What you will do ::
Copy all lines below exactly as written. Leave pictures out.

Source excerpt ::
======

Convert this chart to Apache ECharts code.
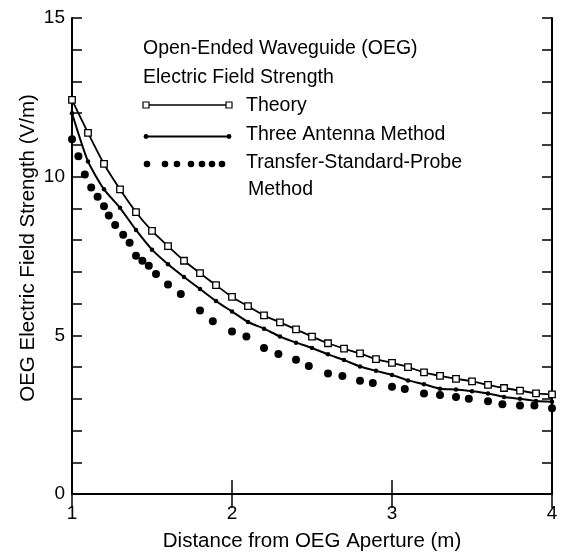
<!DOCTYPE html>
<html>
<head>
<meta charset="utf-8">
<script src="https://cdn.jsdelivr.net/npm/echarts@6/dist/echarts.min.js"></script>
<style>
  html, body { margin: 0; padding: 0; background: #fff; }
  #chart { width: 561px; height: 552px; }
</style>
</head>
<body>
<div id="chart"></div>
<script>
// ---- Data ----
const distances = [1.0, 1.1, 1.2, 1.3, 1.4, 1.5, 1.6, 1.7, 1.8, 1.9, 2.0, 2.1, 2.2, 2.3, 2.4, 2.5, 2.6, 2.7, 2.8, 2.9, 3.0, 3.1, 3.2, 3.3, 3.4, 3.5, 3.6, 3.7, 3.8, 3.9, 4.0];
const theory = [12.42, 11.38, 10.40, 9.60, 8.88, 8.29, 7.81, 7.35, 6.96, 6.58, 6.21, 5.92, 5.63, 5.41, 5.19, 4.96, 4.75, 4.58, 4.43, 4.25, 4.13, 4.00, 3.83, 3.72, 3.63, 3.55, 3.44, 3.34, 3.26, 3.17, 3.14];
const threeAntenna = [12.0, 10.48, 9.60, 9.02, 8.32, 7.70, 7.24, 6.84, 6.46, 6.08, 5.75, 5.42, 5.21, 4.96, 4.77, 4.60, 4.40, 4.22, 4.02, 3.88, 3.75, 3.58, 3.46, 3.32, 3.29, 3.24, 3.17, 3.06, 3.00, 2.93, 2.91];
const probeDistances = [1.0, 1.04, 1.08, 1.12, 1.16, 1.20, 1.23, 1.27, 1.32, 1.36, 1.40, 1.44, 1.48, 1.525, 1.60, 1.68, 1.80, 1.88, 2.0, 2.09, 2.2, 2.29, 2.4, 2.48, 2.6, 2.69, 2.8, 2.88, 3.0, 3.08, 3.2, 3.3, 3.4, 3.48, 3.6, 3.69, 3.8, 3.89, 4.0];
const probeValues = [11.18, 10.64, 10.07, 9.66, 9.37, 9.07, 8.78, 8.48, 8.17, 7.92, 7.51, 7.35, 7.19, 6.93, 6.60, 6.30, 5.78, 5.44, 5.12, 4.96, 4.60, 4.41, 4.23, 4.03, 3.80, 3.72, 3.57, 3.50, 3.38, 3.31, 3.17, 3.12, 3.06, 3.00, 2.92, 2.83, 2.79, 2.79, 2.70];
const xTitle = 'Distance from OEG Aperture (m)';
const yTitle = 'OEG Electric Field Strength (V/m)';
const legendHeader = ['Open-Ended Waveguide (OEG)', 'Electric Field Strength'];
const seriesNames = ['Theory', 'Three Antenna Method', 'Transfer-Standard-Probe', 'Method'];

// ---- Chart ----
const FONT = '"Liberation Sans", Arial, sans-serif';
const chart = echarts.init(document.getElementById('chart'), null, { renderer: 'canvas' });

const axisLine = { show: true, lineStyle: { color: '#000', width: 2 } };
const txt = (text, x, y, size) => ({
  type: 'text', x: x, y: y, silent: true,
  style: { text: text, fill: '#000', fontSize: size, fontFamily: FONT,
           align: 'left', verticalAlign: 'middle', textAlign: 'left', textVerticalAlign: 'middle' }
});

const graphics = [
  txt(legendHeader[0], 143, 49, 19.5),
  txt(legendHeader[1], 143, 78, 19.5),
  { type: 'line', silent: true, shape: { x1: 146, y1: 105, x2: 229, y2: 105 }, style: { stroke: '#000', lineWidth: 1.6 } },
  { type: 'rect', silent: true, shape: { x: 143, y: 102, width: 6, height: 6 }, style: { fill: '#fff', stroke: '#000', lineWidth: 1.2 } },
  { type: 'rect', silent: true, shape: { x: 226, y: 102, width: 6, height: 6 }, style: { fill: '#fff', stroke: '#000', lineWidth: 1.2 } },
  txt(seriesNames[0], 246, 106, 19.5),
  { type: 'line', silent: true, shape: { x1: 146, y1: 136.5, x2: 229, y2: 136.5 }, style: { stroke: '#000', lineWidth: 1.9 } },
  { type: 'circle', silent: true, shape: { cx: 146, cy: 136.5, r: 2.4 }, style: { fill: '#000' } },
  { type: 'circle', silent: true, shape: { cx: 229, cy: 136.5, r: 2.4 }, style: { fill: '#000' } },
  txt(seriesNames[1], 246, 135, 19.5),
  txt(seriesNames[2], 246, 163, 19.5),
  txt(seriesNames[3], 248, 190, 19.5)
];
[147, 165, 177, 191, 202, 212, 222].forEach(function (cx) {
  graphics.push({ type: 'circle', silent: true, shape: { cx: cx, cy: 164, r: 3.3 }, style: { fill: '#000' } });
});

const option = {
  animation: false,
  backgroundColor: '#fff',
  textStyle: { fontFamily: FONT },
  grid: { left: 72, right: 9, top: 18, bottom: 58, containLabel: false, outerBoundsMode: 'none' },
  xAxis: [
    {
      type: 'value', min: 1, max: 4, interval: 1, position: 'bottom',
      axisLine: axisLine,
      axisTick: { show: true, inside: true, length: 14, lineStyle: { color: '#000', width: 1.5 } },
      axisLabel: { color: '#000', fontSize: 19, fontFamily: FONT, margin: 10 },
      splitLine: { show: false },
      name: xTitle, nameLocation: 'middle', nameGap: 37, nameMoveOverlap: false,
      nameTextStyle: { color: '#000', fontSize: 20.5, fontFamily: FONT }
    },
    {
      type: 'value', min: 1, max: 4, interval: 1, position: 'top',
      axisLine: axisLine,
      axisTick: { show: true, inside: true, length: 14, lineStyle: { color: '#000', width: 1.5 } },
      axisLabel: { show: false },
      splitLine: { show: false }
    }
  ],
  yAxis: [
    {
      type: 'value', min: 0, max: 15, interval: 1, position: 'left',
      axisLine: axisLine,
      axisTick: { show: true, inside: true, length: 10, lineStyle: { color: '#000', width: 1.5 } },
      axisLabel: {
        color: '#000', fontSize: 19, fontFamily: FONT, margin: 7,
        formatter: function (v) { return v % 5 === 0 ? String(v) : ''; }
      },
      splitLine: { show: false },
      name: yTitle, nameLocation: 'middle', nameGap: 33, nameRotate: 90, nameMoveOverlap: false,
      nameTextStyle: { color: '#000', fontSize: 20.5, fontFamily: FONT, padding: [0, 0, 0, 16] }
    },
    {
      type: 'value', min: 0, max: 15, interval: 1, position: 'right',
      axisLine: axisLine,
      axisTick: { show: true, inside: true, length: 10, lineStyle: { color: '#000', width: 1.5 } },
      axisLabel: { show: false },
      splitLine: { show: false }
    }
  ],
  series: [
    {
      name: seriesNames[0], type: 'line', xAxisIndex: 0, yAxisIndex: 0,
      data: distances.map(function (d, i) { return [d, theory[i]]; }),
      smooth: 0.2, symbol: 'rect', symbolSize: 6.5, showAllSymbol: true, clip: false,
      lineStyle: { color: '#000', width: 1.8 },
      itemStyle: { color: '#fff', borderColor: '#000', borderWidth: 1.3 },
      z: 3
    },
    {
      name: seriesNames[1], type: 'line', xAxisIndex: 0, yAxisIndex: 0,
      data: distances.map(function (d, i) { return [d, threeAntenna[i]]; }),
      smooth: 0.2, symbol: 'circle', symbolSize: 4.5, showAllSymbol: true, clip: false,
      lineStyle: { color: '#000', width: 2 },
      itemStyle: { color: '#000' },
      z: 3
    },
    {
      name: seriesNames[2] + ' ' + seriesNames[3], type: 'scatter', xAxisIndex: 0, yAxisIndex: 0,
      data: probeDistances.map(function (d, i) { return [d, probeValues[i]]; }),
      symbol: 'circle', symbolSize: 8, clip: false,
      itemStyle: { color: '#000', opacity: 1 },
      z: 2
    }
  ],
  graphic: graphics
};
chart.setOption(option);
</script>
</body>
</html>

======

Solution ::
Convert this chart to Apache ECharts code.
<!DOCTYPE html>
<html>
<head>
<meta charset="utf-8">
<script src="https://cdn.jsdelivr.net/npm/echarts@6/dist/echarts.min.js"></script>
<style>
  html, body { margin: 0; padding: 0; background: #fff; }
  #chart { width: 561px; height: 552px; }
</style>
</head>
<body>
<div id="chart"></div>
<script>
// ---- Data ----
const distances = [1.0, 1.1, 1.2, 1.3, 1.4, 1.5, 1.6, 1.7, 1.8, 1.9, 2.0, 2.1, 2.2, 2.3, 2.4, 2.5, 2.6, 2.7, 2.8, 2.9, 3.0, 3.1, 3.2, 3.3, 3.4, 3.5, 3.6, 3.7, 3.8, 3.9, 4.0];
const theory = [12.42, 11.38, 10.40, 9.60, 8.88, 8.29, 7.81, 7.35, 6.96, 6.58, 6.21, 5.92, 5.63, 5.41, 5.19, 4.96, 4.75, 4.58, 4.43, 4.25, 4.13, 4.00, 3.83, 3.72, 3.63, 3.55, 3.44, 3.34, 3.26, 3.17, 3.14];
const threeAntenna = [12.0, 10.48, 9.60, 9.02, 8.32, 7.70, 7.24, 6.84, 6.46, 6.08, 5.75, 5.42, 5.21, 4.96, 4.77, 4.60, 4.40, 4.22, 4.02, 3.88, 3.75, 3.58, 3.46, 3.32, 3.29, 3.24, 3.17, 3.06, 3.00, 2.93, 2.91];
const probeDistances = [1.0, 1.04, 1.08, 1.12, 1.16, 1.20, 1.23, 1.27, 1.32, 1.36, 1.40, 1.44, 1.48, 1.525, 1.60, 1.68, 1.80, 1.88, 2.0, 2.09, 2.2, 2.29, 2.4, 2.48, 2.6, 2.69, 2.8, 2.88, 3.0, 3.08, 3.2, 3.3, 3.4, 3.48, 3.6, 3.69, 3.8, 3.89, 4.0];
const probeValues = [11.18, 10.64, 10.07, 9.66, 9.37, 9.07, 8.78, 8.48, 8.17, 7.92, 7.51, 7.35, 7.19, 6.93, 6.60, 6.30, 5.78, 5.44, 5.12, 4.96, 4.60, 4.41, 4.23, 4.03, 3.80, 3.72, 3.57, 3.50, 3.38, 3.31, 3.17, 3.12, 3.06, 3.00, 2.92, 2.83, 2.79, 2.79, 2.70];
const xTitle = 'Distance from OEG Aperture (m)';
const yTitle = 'OEG Electric Field Strength (V/m)';
const legendHeader = ['Open-Ended Waveguide (OEG)', 'Electric Field Strength'];
const seriesNames = ['Theory', 'Three Antenna Method', 'Transfer-Standard-Probe', 'Method'];

// ---- Chart ----
const FONT = '"Liberation Sans", Arial, sans-serif';
const chart = echarts.init(document.getElementById('chart'), null, { renderer: 'canvas' });

const axisLine = { show: true, lineStyle: { color: '#000', width: 2 } };
const txt = (text, x, y, size) => ({
  type: 'text', x: x, y: y, silent: true,
  style: { text: text, fill: '#000', fontSize: size, fontFamily: FONT,
           align: 'left', verticalAlign: 'middle', textAlign: 'left', textVerticalAlign: 'middle' }
});

const graphics = [
  txt(legendHeader[0], 143, 49, 19.5),
  txt(legendHeader[1], 143, 78, 19.5),
  { type: 'line', silent: true, shape: { x1: 146, y1: 105, x2: 229, y2: 105 }, style: { stroke: '#000', lineWidth: 1.6 } },
  { type: 'rect', silent: true, shape: { x: 143, y: 102, width: 6, height: 6 }, style: { fill: '#fff', stroke: '#000', lineWidth: 1.2 } },
  { type: 'rect', silent: true, shape: { x: 226, y: 102, width: 6, height: 6 }, style: { fill: '#fff', stroke: '#000', lineWidth: 1.2 } },
  txt(seriesNames[0], 246, 106, 19.5),
  { type: 'line', silent: true, shape: { x1: 146, y1: 136.5, x2: 229, y2: 136.5 }, style: { stroke: '#000', lineWidth: 1.9 } },
  { type: 'circle', silent: true, shape: { cx: 146, cy: 136.5, r: 2.4 }, style: { fill: '#000' } },
  { type: 'circle', silent: true, shape: { cx: 229, cy: 136.5, r: 2.4 }, style: { fill: '#000' } },
  txt(seriesNames[1], 246, 135, 19.5),
  txt(seriesNames[2], 246, 163, 19.5),
  txt(seriesNames[3], 248, 190, 19.5)
];
[147, 165, 177, 191, 202, 212, 222].forEach(function (cx) {
  graphics.push({ type: 'circle', silent: true, shape: { cx: cx, cy: 164, r: 3.3 }, style: { fill: '#000' } });
});

const option = {
  animation: false,
  backgroundColor: '#fff',
  textStyle: { fontFamily: FONT },
  grid: { left: 72, right: 9, top: 18, bottom: 58, containLabel: false, outerBoundsMode: 'none' },
  xAxis: [
    {
      type: 'value', min: 1, max: 4, interval: 1, position: 'bottom',
      axisLine: axisLine,
      axisTick: { show: true, inside: true, length: 14, lineStyle: { color: '#000', width: 1.5 } },
      axisLabel: { color: '#000', fontSize: 19, fontFamily: FONT, margin: 10 },
      splitLine: { show: false },
      name: xTitle, nameLocation: 'middle', nameGap: 37, nameMoveOverlap: false,
      nameTextStyle: { color: '#000', fontSize: 20.5, fontFamily: FONT }
    },
    {
      type: 'value', min: 1, max: 4, interval: 1, position: 'top',
      axisLine: axisLine,
      axisTick: { show: true, inside: true, length: 14, lineStyle: { color: '#000', width: 1.5 } },
      axisLabel: { show: false },
      splitLine: { show: false }
    }
  ],
  yAxis: [
    {
      type: 'value', min: 0, max: 15, interval: 1, position: 'left',
      axisLine: axisLine,
      axisTick: { show: true, inside: true, length: 10, lineStyle: { color: '#000', width: 1.5 } },
      axisLabel: {
        color: '#000', fontSize: 19, fontFamily: FONT, margin: 7,
        formatter: function (v) { return v % 5 === 0 ? String(v) : ''; }
      },
      splitLine: { show: false },
      name: yTitle, nameLocation: 'middle', nameGap: 33, nameRotate: 90, nameMoveOverlap: false,
      nameTextStyle: { color: '#000', fontSize: 20.5, fontFamily: FONT, padding: [0, 0, 0, 16] }
    },
    {
      type: 'value', min: 0, max: 15, interval: 1, position: 'right',
      axisLine: axisLine,
      axisTick: { show: true, inside: true, length: 10, lineStyle: { color: '#000', width: 1.5 } },
      axisLabel: { show: false },
      splitLine: { show: false }
    }
  ],
  series: [
    {
      name: seriesNames[0], type: 'line', xAxisIndex: 0, yAxisIndex: 0,
      data: distances.map(function (d, i) { return [d, theory[i]]; }),
      smooth: 0.2, symbol: 'rect', symbolSize: 6.5, showAllSymbol: true, clip: false,
      lineStyle: { color: '#000', width: 1.8 },
      itemStyle: { color: '#fff', borderColor: '#000', borderWidth: 1.3 },
      z: 3
    },
    {
      name: seriesNames[1], type: 'line', xAxisIndex: 0, yAxisIndex: 0,
      data: distances.map(function (d, i) { return [d, threeAntenna[i]]; }),
      smooth: 0.2, symbol: 'circle', symbolSize: 4.5, showAllSymbol: true, clip: false,
      lineStyle: { color: '#000', width: 2 },
      itemStyle: { color: '#000' },
      z: 3
    },
    {
      name: seriesNames[2] + ' ' + seriesNames[3], type: 'scatter', xAxisIndex: 0, yAxisIndex: 0,
      data: probeDistances.map(function (d, i) { return [d, probeValues[i]]; }),
      symbol: 'circle', symbolSize: 8, clip: false,
      itemStyle: { color: '#000', opacity: 1 },
      z: 2
    }
  ],
  graphic: graphics
};
chart.setOption(option);
</script>
</body>
</html>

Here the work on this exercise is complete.